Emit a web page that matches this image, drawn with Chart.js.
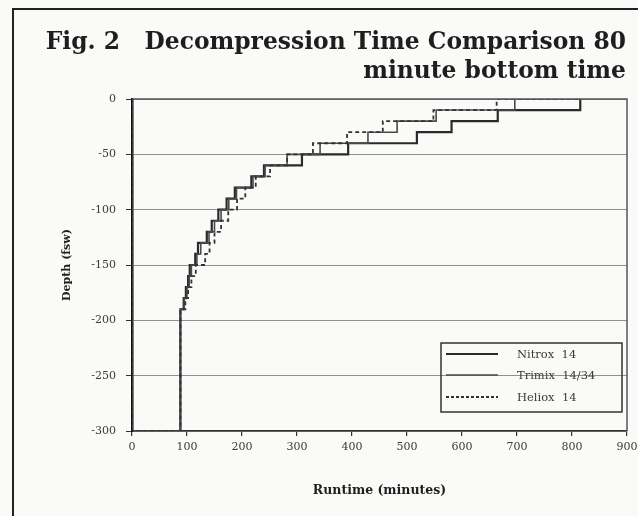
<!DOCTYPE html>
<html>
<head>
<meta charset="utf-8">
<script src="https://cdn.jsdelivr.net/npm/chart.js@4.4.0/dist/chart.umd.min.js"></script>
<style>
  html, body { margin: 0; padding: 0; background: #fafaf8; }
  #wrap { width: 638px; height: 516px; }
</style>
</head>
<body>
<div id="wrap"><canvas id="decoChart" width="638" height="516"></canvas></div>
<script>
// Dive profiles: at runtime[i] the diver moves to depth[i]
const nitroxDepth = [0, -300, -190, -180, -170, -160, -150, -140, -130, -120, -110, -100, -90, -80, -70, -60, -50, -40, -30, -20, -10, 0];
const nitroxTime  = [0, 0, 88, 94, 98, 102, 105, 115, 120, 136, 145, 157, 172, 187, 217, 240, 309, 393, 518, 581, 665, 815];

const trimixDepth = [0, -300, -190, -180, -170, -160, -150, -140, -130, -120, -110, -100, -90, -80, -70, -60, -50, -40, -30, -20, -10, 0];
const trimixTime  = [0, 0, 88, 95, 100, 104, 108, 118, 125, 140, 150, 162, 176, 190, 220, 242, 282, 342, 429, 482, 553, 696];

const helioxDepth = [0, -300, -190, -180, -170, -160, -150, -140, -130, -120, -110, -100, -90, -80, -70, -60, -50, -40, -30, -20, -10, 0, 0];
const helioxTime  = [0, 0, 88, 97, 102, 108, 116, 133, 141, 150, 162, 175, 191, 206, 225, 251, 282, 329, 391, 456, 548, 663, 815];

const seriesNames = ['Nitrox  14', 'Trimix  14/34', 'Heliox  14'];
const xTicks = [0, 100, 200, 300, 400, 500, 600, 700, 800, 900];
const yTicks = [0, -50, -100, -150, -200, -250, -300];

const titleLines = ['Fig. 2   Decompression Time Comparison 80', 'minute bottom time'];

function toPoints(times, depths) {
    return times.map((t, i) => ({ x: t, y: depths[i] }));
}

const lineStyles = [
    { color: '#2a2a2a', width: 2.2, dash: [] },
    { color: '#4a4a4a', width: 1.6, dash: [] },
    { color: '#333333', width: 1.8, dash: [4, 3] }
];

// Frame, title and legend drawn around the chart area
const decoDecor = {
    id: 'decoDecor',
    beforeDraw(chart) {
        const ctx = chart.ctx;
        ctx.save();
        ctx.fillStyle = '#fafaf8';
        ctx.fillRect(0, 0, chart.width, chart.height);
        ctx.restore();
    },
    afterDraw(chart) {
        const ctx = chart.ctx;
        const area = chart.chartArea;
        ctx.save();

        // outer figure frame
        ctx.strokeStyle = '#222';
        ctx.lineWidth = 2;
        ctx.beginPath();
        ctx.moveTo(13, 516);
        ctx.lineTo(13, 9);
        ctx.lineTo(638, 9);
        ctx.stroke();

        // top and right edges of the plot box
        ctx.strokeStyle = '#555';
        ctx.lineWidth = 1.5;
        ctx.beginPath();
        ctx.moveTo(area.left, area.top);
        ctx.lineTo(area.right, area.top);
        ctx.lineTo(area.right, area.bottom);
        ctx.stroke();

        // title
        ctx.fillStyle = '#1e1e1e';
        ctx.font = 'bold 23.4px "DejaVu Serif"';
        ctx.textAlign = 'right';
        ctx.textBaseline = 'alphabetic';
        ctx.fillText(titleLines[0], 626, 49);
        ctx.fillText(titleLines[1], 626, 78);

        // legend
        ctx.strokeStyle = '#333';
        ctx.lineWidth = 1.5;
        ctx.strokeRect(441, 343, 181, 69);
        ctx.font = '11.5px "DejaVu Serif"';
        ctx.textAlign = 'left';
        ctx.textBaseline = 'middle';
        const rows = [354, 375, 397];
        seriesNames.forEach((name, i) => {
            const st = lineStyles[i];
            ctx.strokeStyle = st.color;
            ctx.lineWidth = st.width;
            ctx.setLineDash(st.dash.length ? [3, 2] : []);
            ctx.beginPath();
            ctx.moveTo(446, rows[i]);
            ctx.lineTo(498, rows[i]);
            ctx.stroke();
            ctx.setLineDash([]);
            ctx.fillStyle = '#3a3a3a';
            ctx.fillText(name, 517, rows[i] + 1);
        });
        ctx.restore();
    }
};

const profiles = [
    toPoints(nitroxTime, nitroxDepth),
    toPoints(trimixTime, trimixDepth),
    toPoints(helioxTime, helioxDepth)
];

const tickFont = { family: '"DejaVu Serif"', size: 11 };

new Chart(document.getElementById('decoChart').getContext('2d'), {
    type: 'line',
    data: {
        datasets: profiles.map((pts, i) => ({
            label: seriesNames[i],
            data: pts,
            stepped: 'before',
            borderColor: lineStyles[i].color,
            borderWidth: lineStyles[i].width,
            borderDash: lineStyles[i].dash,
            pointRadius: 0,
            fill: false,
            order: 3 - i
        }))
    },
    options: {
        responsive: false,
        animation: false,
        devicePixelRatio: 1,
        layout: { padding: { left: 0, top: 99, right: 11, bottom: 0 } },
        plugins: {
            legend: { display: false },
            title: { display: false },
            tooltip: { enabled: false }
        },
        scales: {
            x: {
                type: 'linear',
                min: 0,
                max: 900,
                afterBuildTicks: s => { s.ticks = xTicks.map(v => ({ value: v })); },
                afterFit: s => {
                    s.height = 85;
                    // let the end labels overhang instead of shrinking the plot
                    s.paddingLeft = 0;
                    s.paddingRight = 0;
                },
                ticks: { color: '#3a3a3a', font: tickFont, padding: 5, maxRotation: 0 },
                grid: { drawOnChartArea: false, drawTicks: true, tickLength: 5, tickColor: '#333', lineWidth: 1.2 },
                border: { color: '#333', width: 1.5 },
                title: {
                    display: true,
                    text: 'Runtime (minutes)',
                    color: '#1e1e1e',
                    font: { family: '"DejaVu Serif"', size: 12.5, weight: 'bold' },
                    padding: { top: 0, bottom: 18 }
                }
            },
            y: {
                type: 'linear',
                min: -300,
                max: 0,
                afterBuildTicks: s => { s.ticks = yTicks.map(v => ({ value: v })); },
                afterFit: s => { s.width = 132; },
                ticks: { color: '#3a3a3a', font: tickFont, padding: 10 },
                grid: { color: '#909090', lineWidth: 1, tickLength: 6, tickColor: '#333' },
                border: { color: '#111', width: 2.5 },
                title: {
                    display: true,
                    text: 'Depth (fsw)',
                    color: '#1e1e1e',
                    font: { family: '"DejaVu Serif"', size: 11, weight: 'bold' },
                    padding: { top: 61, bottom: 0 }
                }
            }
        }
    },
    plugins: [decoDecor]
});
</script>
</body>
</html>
• • •
• [Written task]
Repeat exactly and only the lines from the start of the data above through the line that holds "const titleLines = ['Fig.", inclusive. Pictures do not belong in the copy.

• [Answer]
Emit a web page that matches this image, drawn with Chart.js.
<!DOCTYPE html>
<html>
<head>
<meta charset="utf-8">
<script src="https://cdn.jsdelivr.net/npm/chart.js@4.4.0/dist/chart.umd.min.js"></script>
<style>
  html, body { margin: 0; padding: 0; background: #fafaf8; }
  #wrap { width: 638px; height: 516px; }
</style>
</head>
<body>
<div id="wrap"><canvas id="decoChart" width="638" height="516"></canvas></div>
<script>
// Dive profiles: at runtime[i] the diver moves to depth[i]
const nitroxDepth = [0, -300, -190, -180, -170, -160, -150, -140, -130, -120, -110, -100, -90, -80, -70, -60, -50, -40, -30, -20, -10, 0];
const nitroxTime  = [0, 0, 88, 94, 98, 102, 105, 115, 120, 136, 145, 157, 172, 187, 217, 240, 309, 393, 518, 581, 665, 815];

const trimixDepth = [0, -300, -190, -180, -170, -160, -150, -140, -130, -120, -110, -100, -90, -80, -70, -60, -50, -40, -30, -20, -10, 0];
const trimixTime  = [0, 0, 88, 95, 100, 104, 108, 118, 125, 140, 150, 162, 176, 190, 220, 242, 282, 342, 429, 482, 553, 696];

const helioxDepth = [0, -300, -190, -180, -170, -160, -150, -140, -130, -120, -110, -100, -90, -80, -70, -60, -50, -40, -30, -20, -10, 0, 0];
const helioxTime  = [0, 0, 88, 97, 102, 108, 116, 133, 141, 150, 162, 175, 191, 206, 225, 251, 282, 329, 391, 456, 548, 663, 815];

const seriesNames = ['Nitrox  14', 'Trimix  14/34', 'Heliox  14'];
const xTicks = [0, 100, 200, 300, 400, 500, 600, 700, 800, 900];
const yTicks = [0, -50, -100, -150, -200, -250, -300];

const titleLines = ['Fig. 2   Decompression Time Comparison 80', 'minute bottom time'];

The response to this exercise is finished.